The screenshot above shows the number of visits from a given country over the last month for this website. This is a multicultural site! I don’t say that in a normative sense. It’s a pure description of the readership. Though posters and commenters here differ in their values and views, I don’t pretend to make any pretense at equality of perspective. I regularly call commenters barbarians, savages, and animals, because that’s how I view them. This is harsh, but to have frank talk people need to be explicit about their presuppositions. We all bring presuppositions to the table. For example, as an American I naturally bring certain expectations of individual liberty as axioms, when in a descriptively multicultural context they aren’t always appropriate. For example, I don’t think that they were always appropriate in regards to the “Arab Spring.” Yes, to some extent the Arab Spring was about individual liberty, but I believe that much more thoroughly they were about national and collective liberty. Freedom in a 19th and early 20th century sense of national self-determination, if you will.
Now, as a matter of preference I wish that the “discourse” would take individual liberty as a prior expectation. But as a matter of reality that isn’t always so. But context matters. If I’m talking about political turmoil in the Arab world, or elections in Taiwan, American presuppositions are not only inappropriate, but they’re wildly misleading. In more frank terms they’re idiotic, and I’d be playing out the classic stereotype of a buffoonish and culturally imperialist Yank who knows not what they know not. This sort of American misunderstanding does not apply just to our perception of non-Western societies. Many Europeans do not have the same conception of individual liberty as we do, and we need to understand, if not necessarily respect, that reality.
Of course the inverse proposition holds: those who are not American or Western need to understand American or Western propositions when impinging into a discussion on American or Western terms. Though Americans are a subset of Westerners, one can not substitute for another. There are subtle differences between the English and the American. This is the primary reason I don’t accede to the presuppositions of less assimilated immigrants to the United States. If you are an immigrant there is a possibility that you can seal yourself off into your own subculture, but more generally you are going to have to “face the music” at some point.

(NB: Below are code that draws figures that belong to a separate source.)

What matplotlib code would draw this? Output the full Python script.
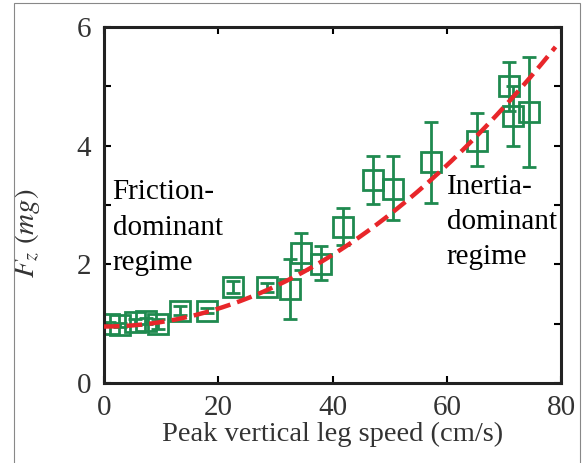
import numpy as np
import matplotlib.pyplot as plt
from matplotlib.patches import Rectangle

plt.rcParams['font.family'] = 'serif'
plt.rcParams['font.serif'] = ['Liberation Serif']
plt.rcParams['mathtext.fontset'] = 'stix'

# measured points: leg speed (cm/s), force (mg), half error bar
speed = [0.8, 2.8, 5.5, 7.3, 9.5, 13.3, 18.0, 22.6, 28.6, 32.5, 34.4, 37.9,
         41.9, 47.0, 50.5, 57.2, 65.3, 70.9, 71.6, 74.4]
force = [1.0, 0.98, 1.03, 1.05, 0.99, 1.22, 1.22, 1.61, 1.61, 1.58, 2.19, 2.0,
         2.62, 3.42, 3.27, 3.72, 4.08, 5.0, 4.5, 4.57]
err_lo = [0.03, 0.03, 0.05, 0.05, 0.08, 0.07, 0.05, 0.1, 0.07, 0.5, 0.28, 0.27,
          0.3, 0.41, 0.53, 0.68, 0.42, 0.42, 0.5, 0.93]
err_hi = [0.03, 0.03, 0.05, 0.05, 0.08, 0.07, 0.05, 0.1, 0.07, 0.5, 0.33, 0.3,
          0.33, 0.41, 0.55, 0.67, 0.47, 0.41, 0.5, 0.92]

# quadratic fit  F = c0 + c2 * v^2
fit_c0 = 0.95
fit_c2 = 0.000755

green = '#1f8a4f'

fig = plt.figure(figsize=(5.84, 4.63), dpi=100)
ax = fig.add_axes([0.178, 0.173, 0.783, 0.769])

# outer frame
fig.patches.append(Rectangle((14 / 584, -0.1), (580 - 14) / 584, 1.1 - 3 / 463,
                             transform=fig.transFigure, fill=False,
                             edgecolor='#888888', linewidth=0.8))

v = np.linspace(0, 79, 200)
ax.plot(v, fit_c0 + fit_c2 * v ** 2, color='#e8262a', linestyle=(0, (3.5, 1.6)),
        linewidth=3.2, zorder=3)

ax.errorbar(speed, force, yerr=[err_lo, err_hi], fmt='s', mfc='none', mec=green,
            ms=14, mew=2, ecolor=green, elinewidth=2, capsize=5, capthick=2,
            zorder=2)

ax.text(1.5, 3.43, 'Friction-\ndominant\nregime', fontsize=21, va='top',
        ha='left', linespacing=1.47)
ax.text(60.0, 3.52, 'Inertia-\ndominant\nregime', fontsize=21, va='top',
        ha='left', linespacing=1.45)

ax.set_xlim(0, 80)
ax.set_ylim(0, 6)
ax.set_xticks([0, 20, 40, 60, 80])
ax.set_yticks([0, 1, 2, 3, 4, 5, 6])
ax.set_yticklabels(['0', '', '2', '', '4', '', '6'])
ax.tick_params(direction='in', length=5, width=1.5, labelsize=21,
               top=True, right=True, pad=9, labelcolor='#333333')
for s in ax.spines.values():
    s.set_linewidth(2.2)
    s.set_color('#222222')

ax.set_xlabel('Peak vertical leg speed (cm/s)', fontsize=20.5, color='#333333',
              labelpad=0)
ax.set_ylabel(r'$F_z\ (mg)$', fontsize=21, color='#333333')
ax.yaxis.set_label_coords(-0.135, 0.42)

fig.savefig('out.png', dpi=100)
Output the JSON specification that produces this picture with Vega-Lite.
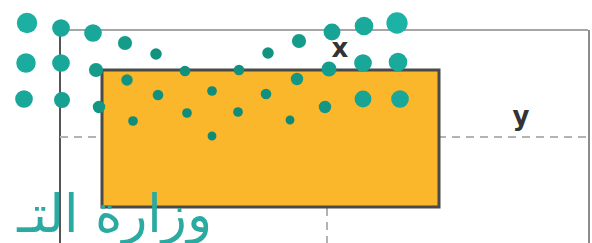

Cultural “scripts” which are useful in one context are less than useful in other contexts. When you immigrate you are faced with a situation where your old scripts tend to give you false information. For example, when I make anti-Indian comments on this weblog people of Indian provenance routinely impute from that that I have a peculiar anti-Indian (Hindu) bias. From a sample size of 1 they also wonder why I’m picking on India. Because of my surname this is probably understandable, but the readers here need to update their priors. I have a long history of specific and frankly virulently anti-Islamic writing on the web. And a cursory reading of this weblog would inform anyone that there is much more anti-Pakistani commentary than anti-Indian commentary.
This is why I’m frankly sick and tired when I get confronted with the script “why are you [Muslim/Pakistani] picking on Indians [Hindus].” Why? Because picking on Muslims and Pakistan is so fucking easy that it gets boring sometimes! More seriously, India is the “world’s most populous democracy,” and India has more cultural influence in the West than the Muslim world does (at least positive influence). When the neo-fascist government of China (bless their economic growth, but they’re still fascist) behaves atrociously they’re following the script. When the ostensibly parliamentary democracy that is India has to confront the realities of its underdevelopment and barbarity, then that should come in for a critique because India wishes to be taken seriously on the playing field of Western, not “Asian,” values.